Effi Kfir is the author of the only two books written in Hebrew on herbology. After receiving a master’s degree in traditional Chinese medicine in San Francisco in 1993, Kfir continued his training under the supervision of experts in China and Japan. Kfir sees similarities between Jewish and Chinese traditions in that “the wisdom comes from an ancient source that affects life throughout eternity,” but he says the growing presence of alternative medicine in Israel is part of a “world trend since Western medicine is not doing the job as it should. In the past the general practitioners did everything, now you have to go to a specialist who doesn’t know you. People are longing for someone to listen to them and a system that relates to them personally.”
–Cheryl Weiner

Hard Work in the Holy Land

Twelve hours a day, seven days a week, I know I couldn’t work that much. But for 22-year-old Xiu Chang from China, the work seems almost too easy. He’s used to the long hours; he says he doesn’t even get tired on the job anymore.

Nearly 70 nations are represented in Israel’s foreign work force; the largest numbers of the estimated 200,000-300,000 foreign laborers come from Thailand, the Philippines, and Romania. The Chinese, with numerous restaurants and residential pockets of their own, also constitute a significant component of the foreign work force. Many Chinese, like Xiu, can be found in kitchens of Israeli-owned bars and restaurants.

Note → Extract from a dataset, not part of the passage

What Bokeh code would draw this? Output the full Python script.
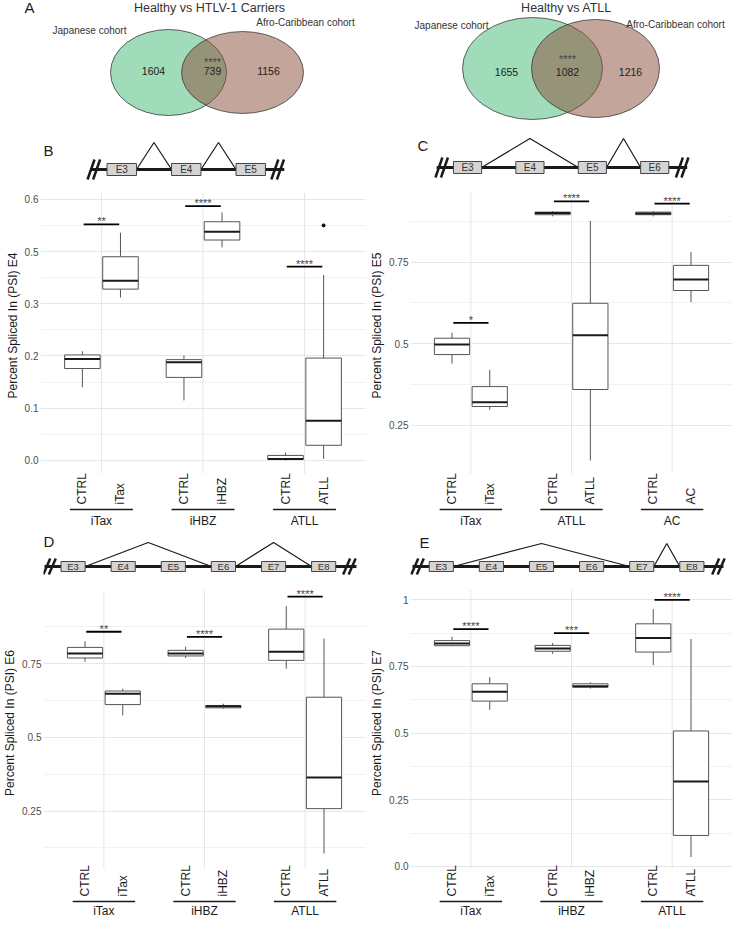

Originally from Zhong Zhen, one of China’s largest cities, Xiu came to Israel two years ago in search of work. While most visitors are given an automatic three-month visa, Xiu was granted just a two-week stay upon arrival. Now one year and eleven-and-a-half months later, I ask if he is afraid of getting caught by the police and deported. With confidence and self-assuredness, he smiles and explains that the police have already “caught” him.

One evening a few months ago the immigration police showed up at the restaurant where he works in central Tel Aviv demanding to see his legal documents. They wanted proof that he was both in the country legally and permitted to work.

Xiu assured them that he had these papers and told them to speak to his boss. His boss then phoned, in Xiu’s words, “the big Chinese Ba’al Ha’bayit,” which in Hebrew literally means “master of the house.”

When I inquire further about this character, Xiu doesn’t have many answers, only that this individual had somehow appeased the authorities with sufficient documentation. If there were any documents they must have been completely false because Xiu is indeed here illegally. Apparently the Ba’al Ha’bayit’s job is to help keep Chinese workers out of trouble.

Chinese fixers with colorful titles aside, foreign workers still face serious problems, ranging from the threat of deportation or imprisonment to poor living conditions, pay below the Israeli minimum wage of approximately four dollars per hour, and even complete withholding of their salaries by their employers. All of this is in addition to the feeling of isolation that comes from living in a foreign country, where the culture and language are as different from home as falafel is from tofu.

Surprisingly, Xiu says he isn’t too homesick. Maybe it’s because he lives with two other Chinese (both of whom work in the kitchens of Israeli restaurants). Or perhaps it’s because he knows that he is his family’s main source of income. In any case, he still calls home every week. I ask him if his family worries about him being in Israel during these turbulent times. He says his mother is the most upset, but that the family accepts that he must be in Israel.

Xiu says he will return to China in another two years and will work for his family’s beer distribution business. He assures me that the company is growing, and by the time he returns the family will be very rich. The smile on Xiu’s face widens as he speaks about his family’s impending prosperity. But for now he must do all that he can to help them. For Xiu this means working in Israel, twelve hours a day, seven days a week.